Berlín, 28 de julio de 2012

Es cierto, quedó tanto por recorrer, pero cuánto me llevo, mucho más de lo escrito, mucho más de lo que aprisionan mi valija y mi conciencia. Observo caras, calculo edades y arriesgo historias: ¿cómo era la vida de esa mujer antes de 1989?; ese hombre muy mayor, ¿será algún Michael marcado por una historia de amor y horror como la vivida por el protagonista de El lector?; esos que van ahí son muy jóvenes, ¿qué hacen ante tamaña herencia? Cada vez que mire mis fotos y elija un anillo de entre los que hoy compré y los que llevo de Praga, como en un animé, la narración de mis días de julio de este 2012 comenzará a desplegarse ante mis ojos y mi corazón desbocado.

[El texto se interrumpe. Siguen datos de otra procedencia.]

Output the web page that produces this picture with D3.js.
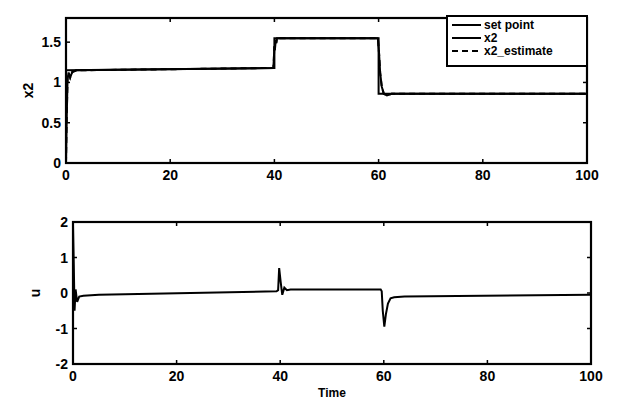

Es curioso, hoy recordé la primera vez que salí de viaje a otro país: tenía veinte años y me iba a Brasil con mis amigos. Recordé cuánto me había costado convencer a mi madre recientemente viuda, en general temerosa, y asustada por el peso de la responsabilidad no compartida. Su cara de risa nerviosa no se me borró, pero tampoco se me olvida su  sonrisa de felicidad cuando estuve de vuelta, sana y salva, esa vez y todas las que siguieron a través de los años, sin importar con quién me iba ni mi edad. Quizá recuerde aquello simplemente porque me gustaría que Berlín me retuviera un poco más. Apenas empezamos a conocernos.
Es cierto, también, que me siento dichosa y centrifugada por este viaje, con la convicción de que habrá otro que partirá de este único. Entonces podré detenerme en todas y cada una de las imágenes del Altar de Pérgamo, que vimos ayer, y trataré de descifrar la expresión de Nefertiti, antes de que las miradas de los turistas que la visitan en el Nuevo Museo terminen gastándola. Haber visto solo dos de los cinco museos de la Isla no es lo que más lamento, sino haber dejado calles y barrios impregnados e impregnantes. Ayer, cuando salimos del Pergamon llovía tupido, esperamos un rato a que parara, con la intención de hacer un paseo más hasta la hora de la cena con el grupo, pero no paraba. Entonces I me dijo: “ya está, para mí el viaje terminó”. Como si hubiera recibido una inevitable y mala noticia, yo me quedé helada y balbuceando que no, que nos quedaba una mañana. Me sentí como el perro que retiene entre los dientes una pelota o su objeto favorito, se acerca en guardia, con la expresión concentrada en los ojos,  y no lo suelta por más que la mano de su amo haga fuerza para sacárselo.
                                     
                

Cenamos ayer todos juntos, nos fotografiamos, brindamos y, hoy, después de hacer compras a las corridas y de asfixiar valijas, suelto mi tesoro, igual que el perro suelta su ofrenda en un acto de amor. Solo se trata, ahora, de saber cuándo hay que volver a apretarlo fuerte entre los dientes.